Recently I have been doing quite a bit of work identifying and describing new business model opportunities. One of the models which keep popping up is infrastructure: These are the companies which are making picks & shovels during a gold rush – the enablers on top of which others build their offerings.

Infrastructure businesses are fascinating for many reasons. Done right they are not just a business but define an industry (which means that their market potential goes from millions to billions and in some cases even to trillions). They are much more robust than an often finicky tech startup. Also, as they typically require much higher upfront investments, they are easier to defend and have less competition.

A good example is Amazon Web Services – over the years it turned into a juggernaut in the compute-infrastructure-as-a-service business, generating billions of revenue and having a pretty unique position in the market.

The same is true for the trifecta of shipping companies: UPS, FedEx, and DHL move most of the freight in the world. VISA and Mastercard own the credit card market. Databases? mySQL and MS SQL. Stripe established itself as the winning payment infrastructure provider. The list goes on and on.

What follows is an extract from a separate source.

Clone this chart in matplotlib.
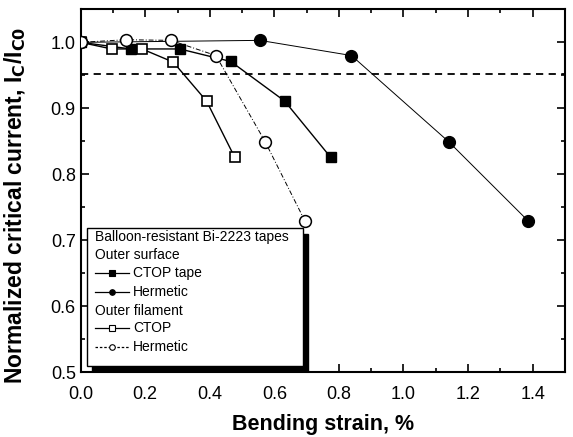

Before you get all excited and decide to go down the route of building an infrastructure business, let me warn you though: These businesses come with a high price to pay. Nearly all infrastructure plays are duopolies – two large companies own the market, the rest gets scraps. Building one of these businesses is brutal – you will pour a ton of money into OpEx and CapEx, competition is often fierce, and you typically have to operate on a somewhat global scale from the get-go. The complexity of building these types of businesses is mind-numbingly high.

I find most entrepreneurs never spend much time thinking about the type of business they are building. They fixate on the problem space (which is excellent) – and miss out on putting some strategic thought into the structure of the business and the resulting insights.

Spend a bit of time to figure out where you play (and want to play) along the value chain and vertical orientation alongside your operational stack. And then prepare your company to act accordingly.